若手育成の次のポイントは、若手社員のそれぞれの特徴を把握することです。基本となる教育プログラムであっても、指導を受ける若手社員ごとに捉え方や成長速度は異なります。また若手社員ごとの価値観も異なりますので、指導法が合わないということも考えられます。指導者は若手社員の理解度やモチベーション、不安に思うことなど詳細を把握しましょう。そのためには前述の1on1ミーティングや日ごろからの声掛けなどが必要になりますので、積極的にコミュニケーションをとりましょう。
若手育成のポイントは自分自身で考える機会を与えることです。一方的な指導や指示ばかりしていると、先の読めない時代においては環境の変化に合わせることができない社員になりかねません。また指示や命令ばかりになると、若手社員が指示待ち体質になることや、モチベーションの低下にもつながります。そこで指導においても指導者や上司がすべての指示をするのではなく、若手社員に考えさせる機会を設けましょう。自らが考えたうえで行動し、その結果を振り返る習慣を持たせる指導が必要です。
若手育成のポイントの最後は、フォロー体制を整えておくことです。前述の自ら考えて行動した結果について一緒に振り返り、次の行動につなげることが若手の成長には大切です。また若手社員は既存社員とのコミュニケーションが不慣れなこともあり、自分の不安や不満を抱え込みやすい傾向にあります。よって指導者や既存社員は普段からの声掛けや定期的なミーティングを行い、業務だけでなく精神面のフォローが必要となります。その際には上司だけでなく、年齢の近い既存社員が話を聞くことで気兼ねなく相談できる場合もあります。
ヤフー株式会社の若手社員の育成をご紹介します。ヤフーでは独自の経験学習システムを通じて、社員の成長に合わせた能力開発を支援しています。1on1ミーティングは若手社員と上司とで週1回行います。ミーティング時行うことは、若手社員が直面する課題の解決について話し合います。また若手社員が設定した目標達成へ状況確認や達成へのアドバイスを行います。これにより若手社員の内省を支援し、経験学習のサイクルを効果的に行っています。ほかにも人材開発会議では上長だけではなく、関連部署の役職者が集まり、一人ひとりの中長期的な育成方針を話し合います。
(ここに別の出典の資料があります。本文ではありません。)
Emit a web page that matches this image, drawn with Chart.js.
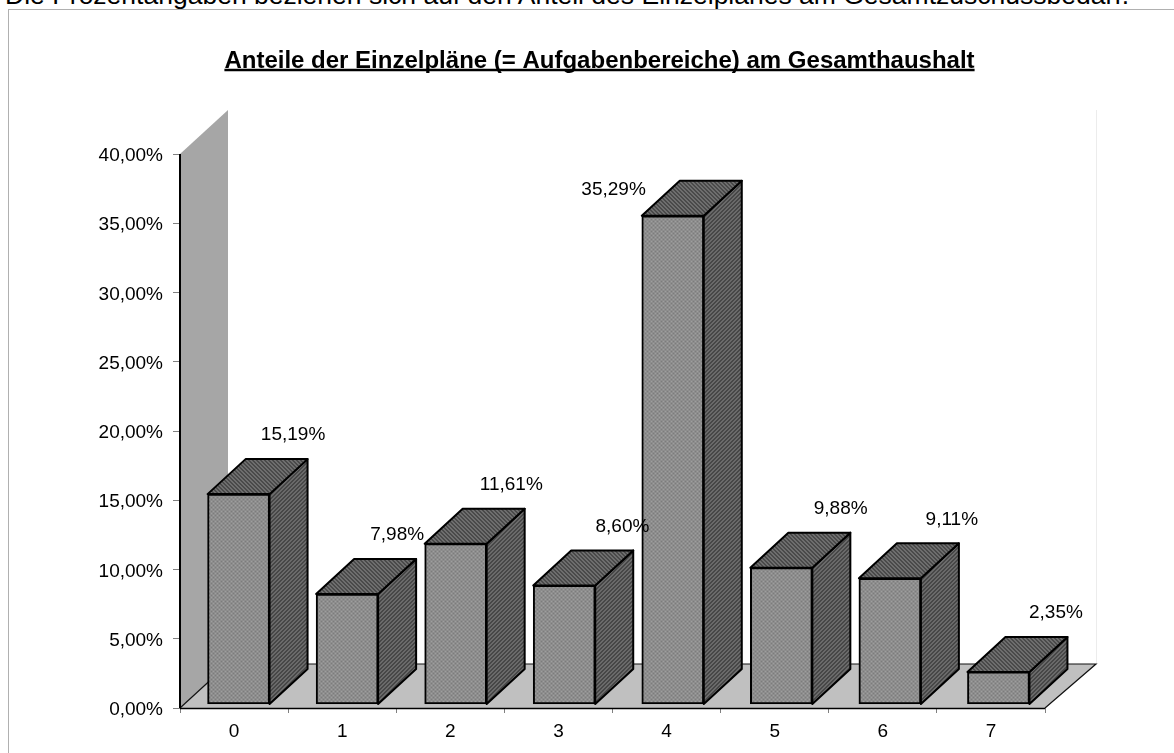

サントリーホールディングスの若手社員の育成をご紹介します。サントリーでは「やってみなはれ」が文化となっており、チャレンジ精神を重要視しています。人材育成システムでは、キャリアビジョンデザインの支援、企業理念共有のプログラム強化、世界で戦えるグローバル人材育成を主としています。特に若手社員の教育には、Schooというサービスを導入し、録画授業や社内限定の生配信を組み合わせています。ほかにも寺子屋という同社限定の学習ポータルサイトにより既存社員が講師となって、若手社員の育成に組織全体で取り組んでいます。
若手社員の育成は、企業にとって継続して事業を行うため、発展していくためには重要と言えます。時代の変化とともに若手社員の価値観の多様性により一律の教育プログラムでは対応できなくなっています。よって一人ひとりの特性や価値観を把握したうえで、組織全体で教育に取り組みことが必要となります。また教育以外にも、フォローのための、定期的な1on1や、日ごろからの声掛けなどコミュニケーションをとることで、会社への安心感から帰属意識を高めることができます。企業は組織全体の状況を理解したうえで、適切な教育プログラムの構築を行いましょう。